The gloves are off at the Bureau of Internal Revenue.
After months of review, pushback, and pressure from taxpayers, the BIR is rolling out a hard reset of its audit system—this time with clearer rules, tighter controls, and fewer excuses for abuse. And make no mistake: Finance Secretary Frederick Go and BIR Commissioner Atty. Charlito Martin Mendoza owns this overhaul.
Speaking at a press briefing, Go made it clear that the Marcos administration is done with the old audit culture—one that businesses long complained was chaotic, repetitive, and vulnerable to harassment. Field audits, suspended since November, are set to resume—but under a new rulebook designed to restore trust while keeping revenue collection firmly on track.

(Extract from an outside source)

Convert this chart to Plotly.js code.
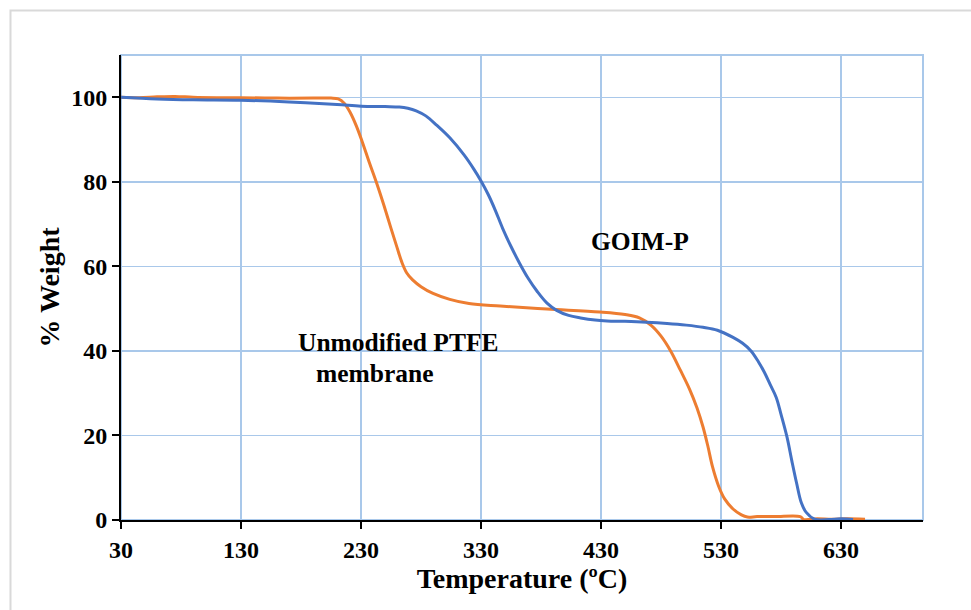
<!DOCTYPE html>
<html>
<head>
<meta charset="utf-8">
<script src="https://cdn.plot.ly/plotly-3.0.1.min.js"></script>
<style>html,body{margin:0;padding:0;background:#fff;}#chart{width:971px;height:610px;}</style>
</head>
<body>
<div id="chart"></div>
<script>
// Unmodified PTFE membrane (orange)
const ptfeTemp = [30, 45, 60, 75, 90, 110, 130, 160, 190, 205, 211, 216, 221, 226, 231, 237, 243, 249, 255, 260, 264, 268, 273, 280, 290, 304, 320, 346, 385, 429, 450, 462, 472, 480, 488, 496, 504, 510, 515, 519, 523, 528, 533, 540, 547, 552, 560, 575, 596, 599, 610, 622, 635, 650];
const ptfeWeight = [100, 99.9, 100.1, 100.2, 100, 99.9, 99.9, 99.8, 99.8, 99.8, 99.6, 98.6, 96.4, 93.3, 89.5, 84.5, 79.7, 74.5, 69, 64.5, 61, 58.5, 56.8, 55.2, 53.6, 52.2, 51.2, 50.6, 49.9, 49.2, 48.6, 47.8, 46, 43.5, 40, 35.5, 30.8, 26.5, 22, 17.5, 12.5, 8, 5, 2.6, 1.2, 0.7, 0.8, 0.8, 0.8, 0.1, 0.3, 0.2, 0.3, 0.2];

// GOIM-P (blue)
const goimTemp = [30, 60, 90, 130, 170, 210, 230, 250, 262, 269, 276, 284, 293, 304, 316, 324, 330, 336, 342, 348, 355, 362, 369, 377, 385, 393, 403, 413, 425, 435, 450, 468, 485, 501, 515, 527, 540, 548, 555, 561, 566, 571, 576, 580, 585, 589, 593, 597, 601, 608, 620, 630, 640];
const goimWeight = [100, 99.6, 99.4, 99.3, 98.9, 98.3, 97.9, 97.8, 97.7, 97.4, 96.8, 95.6, 93.4, 90.4, 86.3, 83, 80.2, 77, 73.2, 69, 64.7, 60.8, 57.3, 54, 51.3, 49.6, 48.4, 47.8, 47.3, 47.1, 47, 46.8, 46.5, 46.1, 45.6, 44.9, 43.2, 41.8, 40, 37.5, 35, 32, 29, 25, 19.6, 14, 8.7, 4, 1.8, 0.2, 0.1, 0.3, 0.1];

const xTickVals = [30, 130, 230, 330, 430, 530, 630];
const yTickVals = [0, 20, 40, 60, 80, 100];

const gridColor = '#a9c8ea';
const font = '"Liberation Serif", "Times New Roman", serif';

const traces = [
  {x: ptfeTemp, y: ptfeWeight, mode: 'lines', name: 'Unmodified PTFE membrane',
   line: {color: '#ED7D31', width: 3, shape: 'spline', smoothing: 1}},
  {x: goimTemp, y: goimWeight, mode: 'lines', name: 'GOIM-P',
   line: {color: '#4472C4', width: 3, shape: 'spline', smoothing: 1}}
];

const layout = {
  width: 971, height: 610,
  margin: {l: 121, r: 48, t: 55, b: 90},
  paper_bgcolor: '#fff', plot_bgcolor: '#fff',
  showlegend: false,
  font: {family: font, color: '#000'},
  xaxis: {
    range: [30, 698.3], tickvals: xTickVals, ticktext: xTickVals.map(String),
    showgrid: true, gridcolor: gridColor, gridwidth: 1.5,
    showline: true, linecolor: '#000', linewidth: 2,
    ticks: 'outside', ticklen: 7, tickwidth: 2, tickcolor: '#000',
    zeroline: false,
    tickfont: {family: font, size: 24, color: '#000', weight: 'bold'},
    title: {text: '<b>Temperature (ºC)</b>', font: {family: font, size: 28, color: '#000'}, standoff: 6}
  },
  yaxis: {
    range: [0, 110], tickvals: yTickVals, ticktext: yTickVals.map(String),
    showgrid: true, gridcolor: gridColor, gridwidth: 1.5,
    showline: true, linecolor: '#000', linewidth: 2,
    ticks: 'outside', ticklen: 7, tickwidth: 2, tickcolor: '#000',
    zeroline: false,
    tickfont: {family: font, size: 24, color: '#000', weight: 'bold'},
    title: {text: '<b>% Weight</b>', font: {family: font, size: 28, color: '#000'}, standoff: 3}
  },
  shapes: [
    {type: 'rect', xref: 'paper', yref: 'paper', x0: 0, x1: 1, y0: 0, y1: 1,
     line: {color: gridColor, width: 2}, layer: 'below'},
    {type: 'rect', xref: 'paper', yref: 'paper', x0: -0.1378, x1: 1.07, y0: -0.21, y1: 1.0957,
     line: {color: '#d9d9d9', width: 2}, layer: 'below'}
  ],
  annotations: [
    {x: 462.5, y: 65.8, xref: 'x', yref: 'y', text: '<b>GOIM-P</b>', showarrow: false,
     font: {family: font, size: 25.5, color: '#000'}},
    {x: 260.8, y: 42.1, xref: 'x', yref: 'y', text: '<b>Unmodified PTFE</b>', showarrow: false,
     font: {family: font, size: 25.5, color: '#000'}},
    {x: 241.7, y: 34.7, xref: 'x', yref: 'y', text: '<b>membrane</b>', showarrow: false,
     font: {family: font, size: 25.5, color: '#000'}}
  ]
};

Plotly.newPlot('chart', traces, layout, {displayModeBar: false, staticPlot: true});
</script>
</body>
</html>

“This is about fairness, predictability, and accountability,” Go said, signaling that enforcement will be firm but no longer arbitrary.
MENDOZA: AUDITS ARE BACK—BUT WITH RULES
Commissioner Mendoza confirmed that a Revenue Memorandum Circular will soon be issued, formally lifting the suspension on Letters of Authority (LOAs) and field audits. Once signed, revenue officers will be back on the ground—but only within strict boundaries.
And that’s the point.
Under Mendoza’s watch, the BIR is scrapping practices that allowed multiple audits, overlapping investigations, and confusion at the expense of taxpayers. The message from the top: no more fishing expeditions.
WHAT CHANGED—AND WHY IT HURTS ABUSERS
At the heart of the reform is a single-instance audit rule. One taxpayer. One taxable year. One audit. One LOA. Period.
That alone cuts off a long-criticized loophole where businesses were hit with repeated or overlapping audits—sometimes by different units, sometimes for the same issues.
The BIR is also abolishing VAT audit units and task forces, long viewed as parallel power centers that duplicated work and muddied accountability. Audit authority is now centralized—limited to regional offices and the Large Taxpayers Service—tightening control and narrowing discretion.
For revenue officers used to operating in gray areas, the new system is a wake-up call.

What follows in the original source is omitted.